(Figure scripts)
-------

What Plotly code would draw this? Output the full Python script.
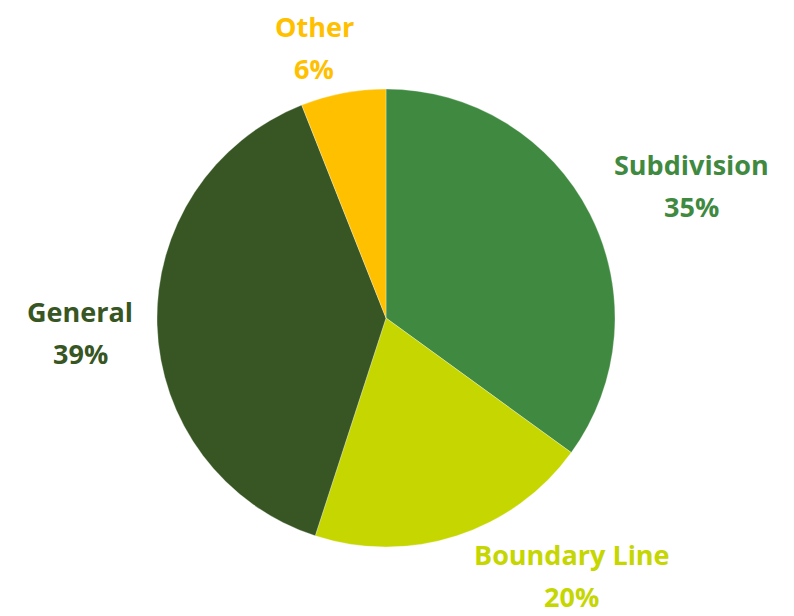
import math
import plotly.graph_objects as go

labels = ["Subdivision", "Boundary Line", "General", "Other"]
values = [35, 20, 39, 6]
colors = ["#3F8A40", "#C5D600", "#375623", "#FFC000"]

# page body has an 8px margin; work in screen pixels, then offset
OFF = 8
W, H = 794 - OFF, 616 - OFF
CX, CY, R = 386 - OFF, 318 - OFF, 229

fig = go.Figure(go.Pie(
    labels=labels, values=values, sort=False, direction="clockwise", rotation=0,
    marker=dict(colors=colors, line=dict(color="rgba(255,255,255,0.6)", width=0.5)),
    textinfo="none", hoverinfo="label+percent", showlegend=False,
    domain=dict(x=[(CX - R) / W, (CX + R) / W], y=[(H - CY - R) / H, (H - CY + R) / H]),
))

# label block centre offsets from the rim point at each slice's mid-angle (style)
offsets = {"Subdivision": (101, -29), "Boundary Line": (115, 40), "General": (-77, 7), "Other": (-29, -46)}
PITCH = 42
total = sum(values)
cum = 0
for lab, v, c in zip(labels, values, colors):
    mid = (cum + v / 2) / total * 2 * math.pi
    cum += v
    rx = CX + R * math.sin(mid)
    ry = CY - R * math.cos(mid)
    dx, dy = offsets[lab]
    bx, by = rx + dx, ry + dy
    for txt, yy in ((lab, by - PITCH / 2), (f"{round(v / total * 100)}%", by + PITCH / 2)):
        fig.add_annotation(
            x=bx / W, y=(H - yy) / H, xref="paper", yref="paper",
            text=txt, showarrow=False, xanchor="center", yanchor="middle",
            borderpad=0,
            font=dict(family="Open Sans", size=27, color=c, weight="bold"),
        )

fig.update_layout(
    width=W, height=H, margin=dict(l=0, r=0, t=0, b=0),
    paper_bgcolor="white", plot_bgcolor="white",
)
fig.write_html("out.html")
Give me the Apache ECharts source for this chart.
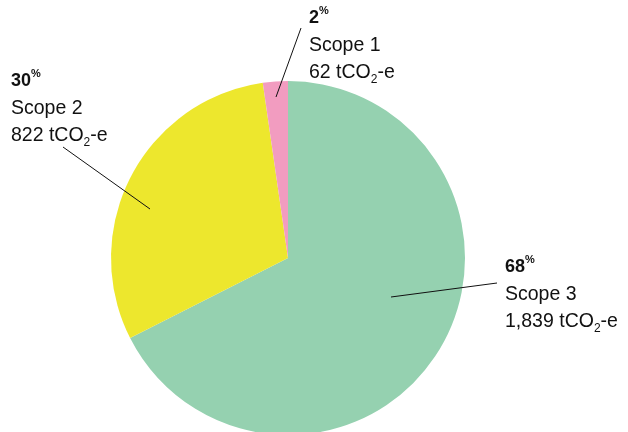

-------

=== What is needed ===
Only a number is expected here: the count of lines in the listing that hold the string "this".

=== Exercise answer ===
2